7 - Preprocess Your Data, Part 1

This content is also available at learn.palantir.com ↗ and is presented here for accessibility purposes.

📖 Task Introduction

Just as you did for the datasets in your Datasource Project: Flight Alerts project, you’ll need a preprocessing step for your passengers and passenger_flight_alerts (which maps passengers to flight alerts) datasets. As you might suspect, the first order of business is to read the dataset files and parse them into Spark DataFrames so they can be written to an optimized Parquet format.

Parquet does not allow special characters or spaces in column names, so your preprocessing step will also involve sanitizing column names.
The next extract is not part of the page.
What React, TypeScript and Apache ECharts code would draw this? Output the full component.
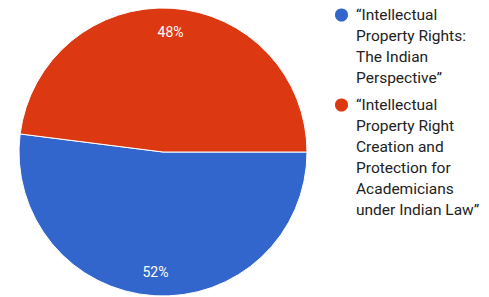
import React, { useEffect, useRef } from "react";
import * as echarts from "echarts";

const categories = [
  "“Intellectual Property Rights: The Indian Perspective”",
  "“Intellectual Property Right Creation and Protection for Academicians under Indian Law”",
];
const percentages = [52, 48];
const legendLines = [
  ["“Intellectual", "Property Rights:", "The Indian", "Perspective”"],
  ["“Intellectual", "Property Right", "Creation and", "Protection for", "Academicians", "under Indian Law”"],
];
const colors = ["#3366cc", "#dc3912"];

const LINE_H = 21;
const ICON = 15;
const FONT = "Roboto, 'Noto Sans', sans-serif";

export default function App() {
  const ref = useRef<HTMLDivElement>(null);
  useEffect(() => {
    if (!ref.current) return;
    const chart = echarts.init(ref.current, null, { renderer: "svg" });
    const iconCenters = [15, 105];
    const legends = categories.map((name, i) => {
      const n = legendLines[i].length;
      const half = ((2 * n - 1) * LINE_H) / 2;
      return {
        orient: "vertical",
        left: 333,
        top: iconCenters[i] - half,
        padding: 0,
        itemWidth: ICON,
        itemHeight: ICON,
        icon: "circle",
        selectedMode: false,
        data: [name],
        formatter: (nm: string) => {
          const idx = categories.indexOf(nm);
          const lines = legendLines[idx];
          const blanks = new Array(lines.length - 1).fill(" ");
          return blanks.concat(lines).join("\n");
        },
        textStyle: {
          fontFamily: FONT,
          fontSize: 15.5,
          color: "#222222",
          lineHeight: LINE_H,
          padding: [0, 0, 0, 2],
        },
      };
    });
    const data = categories.map((name, i) => ({
      name,
      value: percentages[i],
      itemStyle: { color: colors[i] },
    }));
    chart.setOption({
      animation: false,
      color: colors,
      legend: legends,
      series: [
        {
          type: "pie",
          center: [163, 152],
          radius: 144,
          startAngle: 0,
          clockwise: true,
          label: { show: false },
          labelLine: { show: false },
          itemStyle: { borderColor: "#ffffff", borderWidth: 1 },
          emphasis: { disabled: true },
          data,
        },
        {
          type: "pie",
          center: [163, 152],
          radius: [0, 234],
          startAngle: 0,
          clockwise: true,
          silent: true,
          emphasis: { disabled: true },
          itemStyle: { color: "rgba(0,0,0,0)", borderWidth: 0 },
          label: {
            show: true,
            position: "inside",
            formatter: "{c}%",
            color: "#ffffff",
            fontFamily: FONT,
            fontSize: 14,
          },
          labelLine: { show: false },
          data: categories.map((name, i) => ({ name, value: percentages[i] })),
        },
      ],
    });
    return () => chart.dispose();
  }, []);
  return (
    <div
      ref={ref}
      style={{ position: "fixed", left: 0, top: 0, width: 489, height: 297, background: "#ffffff" }}
    />
  );
}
Among the APIs and packages Foundry provides to streamline code-based transformation is sanitize_schema_for_parquet from the transforms.verbs.dataframes package, which removes any characters from DataFrame column names that would prevent them being saved as Parquet files and thus prevent the dataset from successfully building.

🔨 Task Instructions

First, create a new branch from Master called yourName/feature/tutorial_preprocessed_files.
Right click on the /datasets folder in the Files section of your code repository and create a new folder called /preprocessed.
Create a new Python file in your /preprocessed folder called passenger_flight_alerts_preprocessed.py.

Open the passenger_flight_alerts_preprocessed.py file and replace the default contents with the code block below.

from transforms.api import transform, Input, Output
from transforms.verbs.dataframes import sanitize_schema_for_parquet


@transform(
    parsed_output=Output("/${space}/Temporary Training Artifacts/${yourName}/Data Engineering Tutorials/Datasource Project: Passengers/datasets/preprocessed/passenger_flight_alerts_preprocessed"),
    raw_file_input=Input("${passenger_flight_alerts_csv_raw_RID}"),
)
def read_csv(ctx, parsed_output, raw_file_input):

    # Create a variable for the filesystem of the input datasets
    filesystem = raw_file_input.filesystem()

    # Create a variable for the hadoop path of the files in the input dataset
    hadoop_path = filesystem.hadoop_path

    # Create an array of the absolute path of each file in the input dataset
    paths = [f"{hadoop_path}/{f.path}" for f in filesystem.ls()]

    # Create a Spark dataframe from all of the CSV files in the input dataset
    df = (
        ctx
        .spark_session
        .read
        .option("encoding", "UTF-8")  # UTF-8 is the default
        .option("header", True)
        .option("inferSchema", True)
        .csv(paths)
    )

    """
    Write the dataframe to the output dataset using the sanitize_schema_for_parquet function
    to make sure that the column names don't contain any special characters that would break the
    output parquet file
    """
    parsed_output.write_dataframe(sanitize_schema_for_parquet(df))

Replace the following:
- Replace the ${space} on line 6 with your space.
- Replace the ${yourName} on line 6 with your Tutorial Practice Artifacts folder name.
- Replace ${passenger_flight_alerts_raw_RID} on line 7 with the RID of the passenger_flight_alerts_csv_raw dataset, which is the output defined in passenger_flight_alerts_raw.py. If you replaced the paths with RIDs in the previous task, you should be able to copy the RID from that file and paste it into this one.
- Otherwise, RIDs can be obtained from the Foundry Explorer helper using the workflow illustrated below.
Using the Preview button in the top right, test your code to ensure the output appears as a dataset rather than a raw file. If prompted in the preview window to Configure input files, click Configure... and tick the box next to passenger_flight_alerts.csv in the next screen.
If your testing works as expected, commit your code with a meaningful message, e.g., “feature: add passenger_flight_alerts_preprocessed”.
Build your passenger_flight_alerts_preprocessed.py code on your feature branch and confirm the output dataset contains a two-column mapping of passengers to flight alerts.